How to Use Spring Training to Better Your Career
Spring Training is finally here, baseball fans.
Jason Kipnis: Suns out, guns out, prior to the Tribe’s conditioning test. #Indians #TribeSpring pic.twitter.com/vXUfG1I6X5
— Hayden Grove (@H_Grove) February 23, 2016
For fans, Spring Training means it is time to speculate if the Cubs will FINALLY win the World Series, and marvel at how Pablo Sandoval can field third base at his current weight. For players, Spring Training means it is time to re-acclimate to baseball. It allows MLB players one month to settle into their roles, improve their skills and physically/mentally prepare themselves before the games count for real.
Though your boss most likely will never allow you a month to practice for your job, you can still work a “Spring Training” into your schedule. So often we get caught up in the status-quo of our jobs that we forget to take time to re-focus and improve our processes and makeup.
Luckily for you, the staff here at NexGoal has prioritized three ways you can hold your own Spring Training and grow as an employee—without having to request a month off (not like you were going to get it off anyway) from your boss.
Know Your Role
Defining the roles of players is one of the most important duties of coaches in Spring Training. Whether it is defining who the ace pitcher is or who will be the leadoff hitter, a set of expectations follows the role that the coach assigns. A player who tries to play outside of their role and fails to meet the expectations of their assigned role puts them in jeopardy of losing their job, or spot in the rotation.

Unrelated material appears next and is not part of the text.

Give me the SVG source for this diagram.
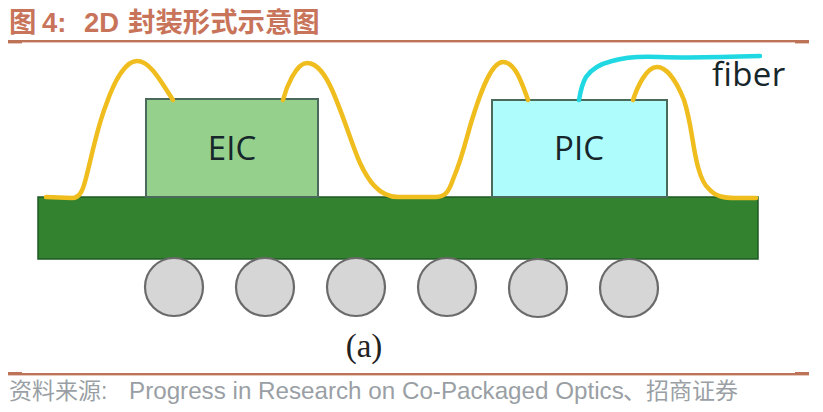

The importance of recognizing your role extends well beyond baseball. As an employee, your boss holds you to similar expectations, which he expects you to meet. Make sure you clearly understand those expectations of your boss and make it your priority to meet or exceed them.
“People Who Write About Spring Training Not Being Necessary Have Never Tried to Throw a Baseball.” – Sandy Koufax
More importantly, do not try to be something you are not. Babe Ruth never tried to steal 100 bases and Ricky Henderson never tried to hit 60 home runs. Each player knew what their primary role was, and made sure they were the very best in that role. You should make sure to do the same.
Improve Your Skills
In the baseball world, the extent of improvements players make to their skills varies greatly in Spring Training. Some make only minor changes like becoming faster on the base path. Others might make more extreme changes, like overhauling their wind up or even changing positions (a good example is former pitcher, Rick Ankiel).
It is important that players make honest evaluations of themselves and set goals as to what skills need to be improved. These areas of improvement can also be identified by the player’s coaches, who can help further that player’s role on the team, and also assist in bettering them as an all-around athlete in the process.
The ability to identify skills that need improvement is also important in the working world. One of the best ways to do this is to consult a third party, like a boss or even a co-worker. An outside perspective can provide insight that you may not have noticed. Do not be afraid to ask your boss for an evaluation of your skills and what you need to work on, it shows initiative and will encourage them to get even more involved in your development.
Once you identify the areas that need improvement, put aside time where you can effectively practice. You may not have an entire month to practice like MLB players do, but scheduling time to sharpen your skills can have huge benefits in the long run.
Get In Better Shape Physically and Mentally
The MLB regular season is 162 games. Of all the major sports, this is by far the longest schedule. One of Spring Training’s top purposes is to prepare the body and mind for this grueling schedule.
Players continue improving on their offseason endurance and strength programs, and start to build routines they plan on carrying over into the regular season. These routines not only include physical exercises, but also mental ones. Players build their mental approaches for when they step to the plate or when they’re on the mound so they are prepared for any situation. This mental preparation is often what separates the good players from the great players.
You too should have physical and mental routines.
No, you are not running around if you have a desk job but physical health goes beyond strenuous exercise. For example, diet and sleep habits can have a large impact on productivity, innovation and stress levels. Just Google “Diet and Sleep,” and you’ll find more than enough information on how you can improve each, along with the benefits that are gained.
Mental preparation is also essential to workplace success. Just like how a hitter approaches an at bat, on any given day you should be prepared ahead of time in regard to what you can expect from that day, and your plan of attack for it. To use a baseball analogy, you should be prepared for any potential “curveball” and know what to do when it comes your way.
Chances are you will never be an MLB player, but you can still prepare for work just like they prepare for the season!